**EXERCISE BRIEF**.
Give every line again exactly as it appears, please, but not the pictures.

**RAW DATA**.
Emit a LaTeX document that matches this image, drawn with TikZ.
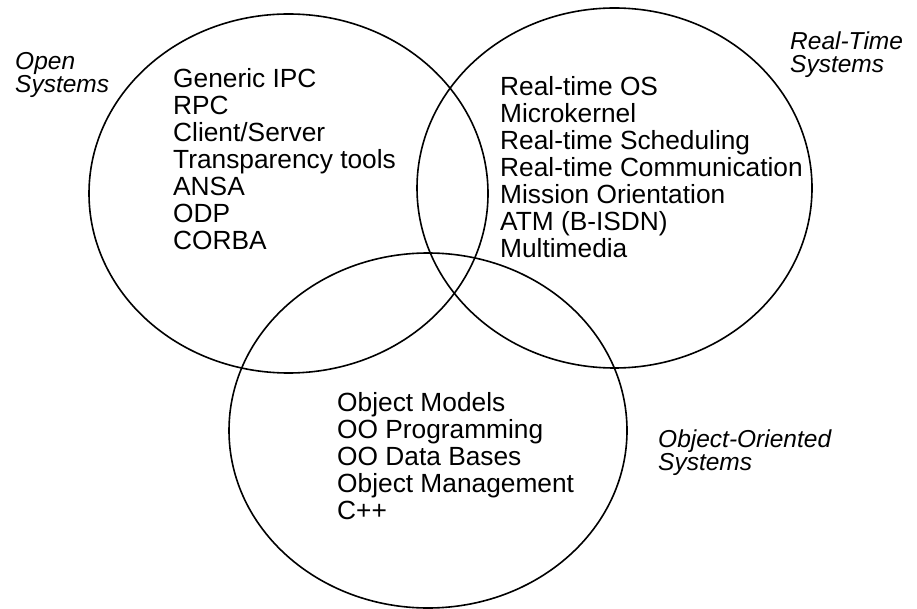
\documentclass[tikz,border=0pt]{standalone}
\usepackage{fontspec}
\setmainfont{Liberation Sans}
\begin{document}
\begin{tikzpicture}[x=1pt,y=-1pt,
  ring/.style={draw=black,line width=1.6pt},
  item/.style={anchor=north west,inner sep=0pt,align=left,font=\fontsize{26.3}{27}\selectfont},
  tag/.style={anchor=north west,inner sep=0pt,align=left,font=\fontsize{24.5}{23}\selectfont\itshape}]
\useasboundingbox (0,0) rectangle (917,609);
\draw[ring] (288.5,193.5) ellipse [x radius=199.5pt, y radius=179.5pt];
\draw[ring] (614.5,188) ellipse [x radius=197.5pt, y radius=180pt];
\draw[ring] (428,430.5) ellipse [x radius=199pt, y radius=177.5pt];
\node[item] (open) at (173,68.5) {Generic IPC\\RPC\\Client/Server\\Transparency tools\\ANSA\\ODP\\CORBA};
\node[item] (rt) at (500,76) {Real-time OS\\Microkernel\\Real-time Scheduling\\Real-time Communication\\Mission Orientation\\ATM (B-ISDN)\\Multimedia};
\node[item] (oo) at (337,392.5) {Object Models\\OO Programming\\OO Data Bases\\Object Management\\C++};
\node[tag] (openlbl) at (15,52) {Open\\Systems};
\node[tag] (rtlbl) at (790,32) {Real-Time\\Systems};
\node[tag] (oolbl) at (658,429.5) {Object-Oriented\\Systems};
\end{tikzpicture}
\end{document}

**OUTPUT OF THE EXERCISE**.
Emit a LaTeX document that matches this image, drawn with TikZ.
\documentclass[tikz,border=0pt]{standalone}
\usepackage{fontspec}
\setmainfont{Liberation Sans}
\begin{document}
\begin{tikzpicture}[x=1pt,y=-1pt,
  ring/.style={draw=black,line width=1.6pt},
  item/.style={anchor=north west,inner sep=0pt,align=left,font=\fontsize{26.3}{27}\selectfont},
  tag/.style={anchor=north west,inner sep=0pt,align=left,font=\fontsize{24.5}{23}\selectfont\itshape}]
\useasboundingbox (0,0) rectangle (917,609);
\draw[ring] (288.5,193.5) ellipse [x radius=199.5pt, y radius=179.5pt];
\draw[ring] (614.5,188) ellipse [x radius=197.5pt, y radius=180pt];
\draw[ring] (428,430.5) ellipse [x radius=199pt, y radius=177.5pt];
\node[item] (open) at (173,68.5) {Generic IPC\\RPC\\Client/Server\\Transparency tools\\ANSA\\ODP\\CORBA};
\node[item] (rt) at (500,76) {Real-time OS\\Microkernel\\Real-time Scheduling\\Real-time Communication\\Mission Orientation\\ATM (B-ISDN)\\Multimedia};
\node[item] (oo) at (337,392.5) {Object Models\\OO Programming\\OO Data Bases\\Object Management\\C++};
\node[tag] (openlbl) at (15,52) {Open\\Systems};
\node[tag] (rtlbl) at (790,32) {Real-Time\\Systems};
\node[tag] (oolbl) at (658,429.5) {Object-Oriented\\Systems};
\end{tikzpicture}
\end{document}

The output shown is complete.